▶ WHAT TO DO: Return the whole listing exactly as it stands.
----
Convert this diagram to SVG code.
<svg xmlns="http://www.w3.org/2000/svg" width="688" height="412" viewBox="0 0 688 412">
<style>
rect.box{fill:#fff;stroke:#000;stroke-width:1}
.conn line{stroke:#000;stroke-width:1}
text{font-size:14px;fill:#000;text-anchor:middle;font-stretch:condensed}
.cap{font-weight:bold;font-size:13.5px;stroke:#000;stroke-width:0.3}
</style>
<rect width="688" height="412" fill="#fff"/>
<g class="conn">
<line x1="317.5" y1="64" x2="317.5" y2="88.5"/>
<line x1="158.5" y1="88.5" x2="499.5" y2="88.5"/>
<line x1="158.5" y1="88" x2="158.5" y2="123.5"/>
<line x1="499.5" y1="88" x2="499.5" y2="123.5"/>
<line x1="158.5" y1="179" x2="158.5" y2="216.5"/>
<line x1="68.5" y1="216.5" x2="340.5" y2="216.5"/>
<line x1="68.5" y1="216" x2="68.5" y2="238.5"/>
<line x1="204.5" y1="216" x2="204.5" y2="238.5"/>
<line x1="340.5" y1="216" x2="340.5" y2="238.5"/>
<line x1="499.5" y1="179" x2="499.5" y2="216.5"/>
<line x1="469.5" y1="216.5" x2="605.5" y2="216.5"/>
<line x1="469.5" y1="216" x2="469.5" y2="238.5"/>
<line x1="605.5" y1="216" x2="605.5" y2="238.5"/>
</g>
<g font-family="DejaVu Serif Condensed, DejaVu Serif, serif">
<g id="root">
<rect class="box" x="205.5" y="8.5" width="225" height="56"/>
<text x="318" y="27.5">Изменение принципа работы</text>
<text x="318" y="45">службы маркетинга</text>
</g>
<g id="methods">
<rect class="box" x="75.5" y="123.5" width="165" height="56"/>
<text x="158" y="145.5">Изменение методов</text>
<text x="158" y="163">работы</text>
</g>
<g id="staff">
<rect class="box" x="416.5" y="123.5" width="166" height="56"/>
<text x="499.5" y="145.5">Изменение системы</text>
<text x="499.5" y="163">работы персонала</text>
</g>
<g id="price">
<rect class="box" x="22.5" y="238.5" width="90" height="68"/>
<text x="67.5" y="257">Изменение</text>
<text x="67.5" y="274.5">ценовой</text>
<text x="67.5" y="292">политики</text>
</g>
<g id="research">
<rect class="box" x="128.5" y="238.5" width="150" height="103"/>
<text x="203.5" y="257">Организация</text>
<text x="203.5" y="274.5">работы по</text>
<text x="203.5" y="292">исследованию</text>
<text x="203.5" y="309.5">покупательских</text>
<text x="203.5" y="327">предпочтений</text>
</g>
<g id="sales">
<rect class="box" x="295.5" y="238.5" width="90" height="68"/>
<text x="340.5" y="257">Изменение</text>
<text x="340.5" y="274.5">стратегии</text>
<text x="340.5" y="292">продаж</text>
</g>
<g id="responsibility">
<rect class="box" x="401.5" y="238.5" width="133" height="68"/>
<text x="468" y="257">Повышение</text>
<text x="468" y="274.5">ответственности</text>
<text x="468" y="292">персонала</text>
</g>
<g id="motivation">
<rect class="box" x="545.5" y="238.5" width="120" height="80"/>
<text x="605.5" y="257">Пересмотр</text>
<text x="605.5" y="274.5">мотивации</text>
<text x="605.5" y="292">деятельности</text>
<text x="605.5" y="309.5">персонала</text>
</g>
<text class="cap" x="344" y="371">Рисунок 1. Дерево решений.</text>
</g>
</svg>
----
▶ RESPONSE:
Convert this diagram to SVG code.
<svg xmlns="http://www.w3.org/2000/svg" width="688" height="412" viewBox="0 0 688 412">
<style>
rect.box{fill:#fff;stroke:#000;stroke-width:1}
.conn line{stroke:#000;stroke-width:1}
text{font-size:14px;fill:#000;text-anchor:middle;font-stretch:condensed}
.cap{font-weight:bold;font-size:13.5px;stroke:#000;stroke-width:0.3}
</style>
<rect width="688" height="412" fill="#fff"/>
<g class="conn">
<line x1="317.5" y1="64" x2="317.5" y2="88.5"/>
<line x1="158.5" y1="88.5" x2="499.5" y2="88.5"/>
<line x1="158.5" y1="88" x2="158.5" y2="123.5"/>
<line x1="499.5" y1="88" x2="499.5" y2="123.5"/>
<line x1="158.5" y1="179" x2="158.5" y2="216.5"/>
<line x1="68.5" y1="216.5" x2="340.5" y2="216.5"/>
<line x1="68.5" y1="216" x2="68.5" y2="238.5"/>
<line x1="204.5" y1="216" x2="204.5" y2="238.5"/>
<line x1="340.5" y1="216" x2="340.5" y2="238.5"/>
<line x1="499.5" y1="179" x2="499.5" y2="216.5"/>
<line x1="469.5" y1="216.5" x2="605.5" y2="216.5"/>
<line x1="469.5" y1="216" x2="469.5" y2="238.5"/>
<line x1="605.5" y1="216" x2="605.5" y2="238.5"/>
</g>
<g font-family="DejaVu Serif Condensed, DejaVu Serif, serif">
<g id="root">
<rect class="box" x="205.5" y="8.5" width="225" height="56"/>
<text x="318" y="27.5">Изменение принципа работы</text>
<text x="318" y="45">службы маркетинга</text>
</g>
<g id="methods">
<rect class="box" x="75.5" y="123.5" width="165" height="56"/>
<text x="158" y="145.5">Изменение методов</text>
<text x="158" y="163">работы</text>
</g>
<g id="staff">
<rect class="box" x="416.5" y="123.5" width="166" height="56"/>
<text x="499.5" y="145.5">Изменение системы</text>
<text x="499.5" y="163">работы персонала</text>
</g>
<g id="price">
<rect class="box" x="22.5" y="238.5" width="90" height="68"/>
<text x="67.5" y="257">Изменение</text>
<text x="67.5" y="274.5">ценовой</text>
<text x="67.5" y="292">политики</text>
</g>
<g id="research">
<rect class="box" x="128.5" y="238.5" width="150" height="103"/>
<text x="203.5" y="257">Организация</text>
<text x="203.5" y="274.5">работы по</text>
<text x="203.5" y="292">исследованию</text>
<text x="203.5" y="309.5">покупательских</text>
<text x="203.5" y="327">предпочтений</text>
</g>
<g id="sales">
<rect class="box" x="295.5" y="238.5" width="90" height="68"/>
<text x="340.5" y="257">Изменение</text>
<text x="340.5" y="274.5">стратегии</text>
<text x="340.5" y="292">продаж</text>
</g>
<g id="responsibility">
<rect class="box" x="401.5" y="238.5" width="133" height="68"/>
<text x="468" y="257">Повышение</text>
<text x="468" y="274.5">ответственности</text>
<text x="468" y="292">персонала</text>
</g>
<g id="motivation">
<rect class="box" x="545.5" y="238.5" width="120" height="80"/>
<text x="605.5" y="257">Пересмотр</text>
<text x="605.5" y="274.5">мотивации</text>
<text x="605.5" y="292">деятельности</text>
<text x="605.5" y="309.5">персонала</text>
</g>
<text class="cap" x="344" y="371">Рисунок 1. Дерево решений.</text>
</g>
</svg>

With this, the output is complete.